This Strawberry Shortcake Cookie Salad is a blend of creamy vanilla pudding, buttermilk, whipped topping, strawberries, and shortbread cookies. With its irresistible taste, you’ll find yourself reaching for ‘just one more’ spoonful (I know I did!), making it a must-have addition to your collection of Cookie Salad recipes!
Customize Your Cookie Salad: Ingredients & Yummy Substitutions
- Pudding: I used a box of instant vanilla pudding mix, which is the base for the creamy texture and vanilla flavor. You could try this with other flavors of instant pudding mix such as white chocolate or cheesecake.
- Buttermilk: Buttermilk adds a little tanginess and richness to the pudding mixture. If you don’t have any on hand, make your own! You could use whole milk instead of buttermilk, but the salad won’t have that tanginess. It will still be delicious, though!
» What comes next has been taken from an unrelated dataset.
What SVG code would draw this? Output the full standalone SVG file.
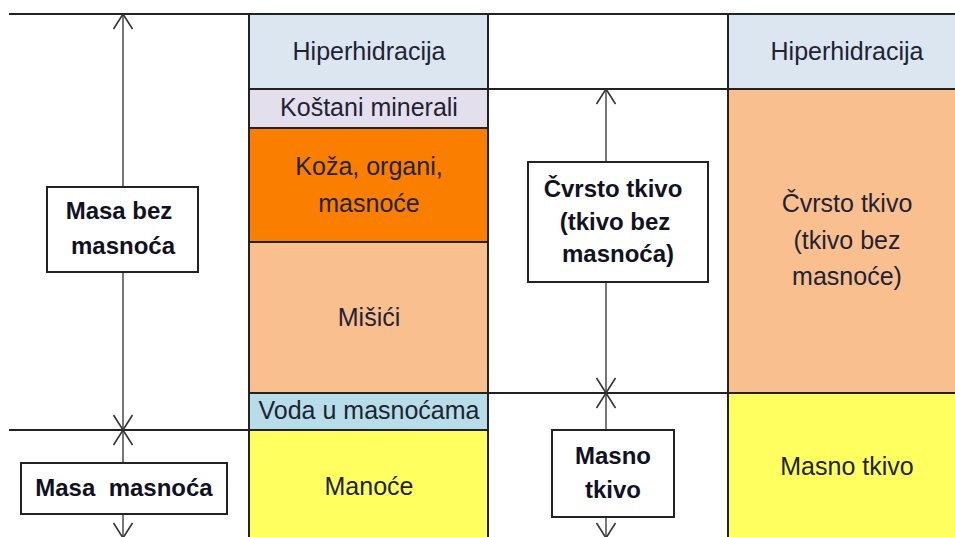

- Whipped Cream: You can use an 8-ounce tub of store-bought whipped topping that is thawed. Or, make my super creamy homemade whipped cream!
- Strawberries: With strawberries in season, I prefer fresh berries. Be careful if using frozen strawberries, as they release more liquid. If using frozen berries, thaw and drain as much liquid as you can before adding them to the salad.
- Shortbread Cookies: To give this salad (dessert) a buttery flavor like a classic strawberry shortcake, I love using shortbread cookies. They also add a nice crunch. Add the chopped cookies right before serving the salad so they don’t get soggy. If you don’t have shortbread cookies, graham crackers would also be delicious.
Alternatives To Strawberries In This Cookie Salad
If you don’t have strawberries, try this cookie salad with other kinds of berries. Here are a few options you could mix and match. Or, use a combination of several to create a unique and flavorful variation of the dessert salad!
- Blueberries
- Raspberries
- Blackberries
- Sliced peaches
- Sliced bananas
- Diced mangoes
- Pineapple chunks
- Kiwi slices
- Mandarin orange segments
How To Store Strawberry Shortcake Cookie Salad
This Strawberry Shortcake Cookie Salad can be served right away or stored in the refrigerator until ready to serve. If not serving it right away, wait to fold in the cookie pieces. This will keep them from getting soggy. The salad will last in the refrigerator for up to a day or two.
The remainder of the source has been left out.